-- Begin --
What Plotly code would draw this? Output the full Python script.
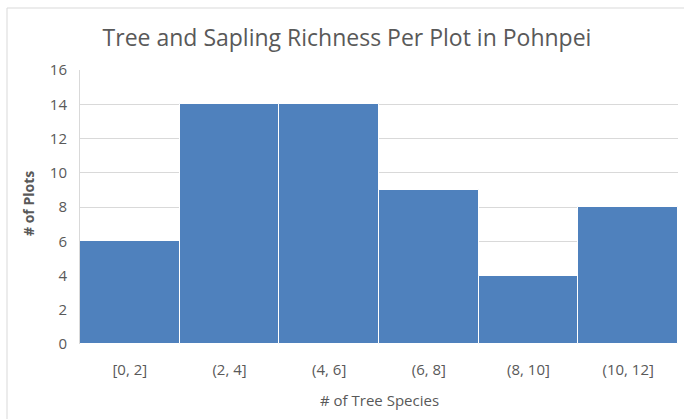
import plotly.graph_objects as go

BIN_LABELS = ["[0, 2]", "(2, 4]", "(4, 6]", "(6, 8]", "(8, 10]", "(10, 12]"]
PLOT_COUNTS = [6, 14, 14, 9, 4, 8]
Y_TICKS = [0, 2, 4, 6, 8, 10, 12, 14, 16]

AZUL = "#4F81BD"
GRIS_TEXTO = "#595959"
GRIS_REJILLA = "#D9D9D9"
FUENTE = "Open Sans, sans-serif"

# area de trazado: x 80..678, y 70..344 (px)
ML, MR, MT, MB = 80, 6, 70, 75
PW, PH = 684 - ML - MR, 419 - MT - MB

fig = go.Figure(go.Bar(
    x=BIN_LABELS,
    y=PLOT_COUNTS,
    marker=dict(color=AZUL, line=dict(color="#FFFFFF", width=1)),
    hoverinfo="x+y",
))

fig.update_layout(
    width=684, height=419,
    plot_bgcolor="#FFFFFF",
    paper_bgcolor="#FFFFFF",
    margin=dict(l=ML, r=MR, t=MT, b=MB),
    bargap=0,
    showlegend=False,
    font=dict(family=FUENTE, color=GRIS_TEXTO, size=15),
    title=dict(
        text="Tree and Sapling Richness Per Plot in Pohnpei",
        x=347 / 684, xanchor="center",
        y=1 - 38 / 419, yanchor="middle",
        font=dict(size=23, color=GRIS_TEXTO, family=FUENTE),
    ),
    xaxis=dict(
        automargin=False,
        tickfont=dict(size=15, color=GRIS_TEXTO),
        showgrid=False,
        showline=False,
        ticks="outside", ticklen=12, tickcolor="#FFFFFF",
    ),
    yaxis=dict(
        automargin=False,
        range=[0, 16],
        tickvals=Y_TICKS,
        tickfont=dict(size=15, color=GRIS_TEXTO),
        gridcolor=GRIS_REJILLA,
        gridwidth=1,
        showline=True,
        linecolor=GRIS_REJILLA,
        zeroline=False,
        ticks="outside", ticklen=9, tickcolor="#FFFFFF",
    ),
    annotations=[
        dict(text="# of Tree Species", xref="paper", yref="paper",
             x=0.5, y=-(400 - 344) / PH, xanchor="center", yanchor="middle",
             showarrow=False, font=dict(size=15, color=GRIS_TEXTO)),
        dict(text="<b># of Plots</b>", xref="paper", yref="paper",
             x=-(ML - 28) / PW, y=1 - (204 - MT) / PH, xanchor="center", yanchor="middle",
             textangle=-90, showarrow=False, font=dict(size=14, color=GRIS_TEXTO)),
    ],
    shapes=[
        dict(type="rect", xref="paper", yref="paper",
             x0=-(ML - 7) / PW, x1=1 + 20 / PW, y0=-200 / PH, y1=1 + (MT - 8) / PH,
             line=dict(color=GRIS_REJILLA, width=1), fillcolor="rgba(0,0,0,0)",
             layer="below"),
    ],
)

fig.write_html("out.html", config={"displayModeBar": False},
               post_script="document.body.style.margin='0';")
-- End --
**Given request**
From the listing, extract all text exactly as given and drop any picture.

**Finished exercise**
What Plotly code would draw this? Output the full Python script.
import plotly.graph_objects as go

BIN_LABELS = ["[0, 2]", "(2, 4]", "(4, 6]", "(6, 8]", "(8, 10]", "(10, 12]"]
PLOT_COUNTS = [6, 14, 14, 9, 4, 8]
Y_TICKS = [0, 2, 4, 6, 8, 10, 12, 14, 16]

AZUL = "#4F81BD"
GRIS_TEXTO = "#595959"
GRIS_REJILLA = "#D9D9D9"
FUENTE = "Open Sans, sans-serif"

# area de trazado: x 80..678, y 70..344 (px)
ML, MR, MT, MB = 80, 6, 70, 75
PW, PH = 684 - ML - MR, 419 - MT - MB

fig = go.Figure(go.Bar(
    x=BIN_LABELS,
    y=PLOT_COUNTS,
    marker=dict(color=AZUL, line=dict(color="#FFFFFF", width=1)),
    hoverinfo="x+y",
))

fig.update_layout(
    width=684, height=419,
    plot_bgcolor="#FFFFFF",
    paper_bgcolor="#FFFFFF",
    margin=dict(l=ML, r=MR, t=MT, b=MB),
    bargap=0,
    showlegend=False,
    font=dict(family=FUENTE, color=GRIS_TEXTO, size=15),
    title=dict(
        text="Tree and Sapling Richness Per Plot in Pohnpei",
        x=347 / 684, xanchor="center",
        y=1 - 38 / 419, yanchor="middle",
        font=dict(size=23, color=GRIS_TEXTO, family=FUENTE),
    ),
    xaxis=dict(
        automargin=False,
        tickfont=dict(size=15, color=GRIS_TEXTO),
        showgrid=False,
        showline=False,
        ticks="outside", ticklen=12, tickcolor="#FFFFFF",
    ),
    yaxis=dict(
        automargin=False,
        range=[0, 16],
        tickvals=Y_TICKS,
        tickfont=dict(size=15, color=GRIS_TEXTO),
        gridcolor=GRIS_REJILLA,
        gridwidth=1,
        showline=True,
        linecolor=GRIS_REJILLA,
        zeroline=False,
        ticks="outside", ticklen=9, tickcolor="#FFFFFF",
    ),
    annotations=[
        dict(text="# of Tree Species", xref="paper", yref="paper",
             x=0.5, y=-(400 - 344) / PH, xanchor="center", yanchor="middle",
             showarrow=False, font=dict(size=15, color=GRIS_TEXTO)),
        dict(text="<b># of Plots</b>", xref="paper", yref="paper",
             x=-(ML - 28) / PW, y=1 - (204 - MT) / PH, xanchor="center", yanchor="middle",
             textangle=-90, showarrow=False, font=dict(size=14, color=GRIS_TEXTO)),
    ],
    shapes=[
        dict(type="rect", xref="paper", yref="paper",
             x0=-(ML - 7) / PW, x1=1 + 20 / PW, y0=-200 / PH, y1=1 + (MT - 8) / PH,
             line=dict(color=GRIS_REJILLA, width=1), fillcolor="rgba(0,0,0,0)",
             layer="below"),
    ],
)

fig.write_html("out.html", config={"displayModeBar": False},
               post_script="document.body.style.margin='0';")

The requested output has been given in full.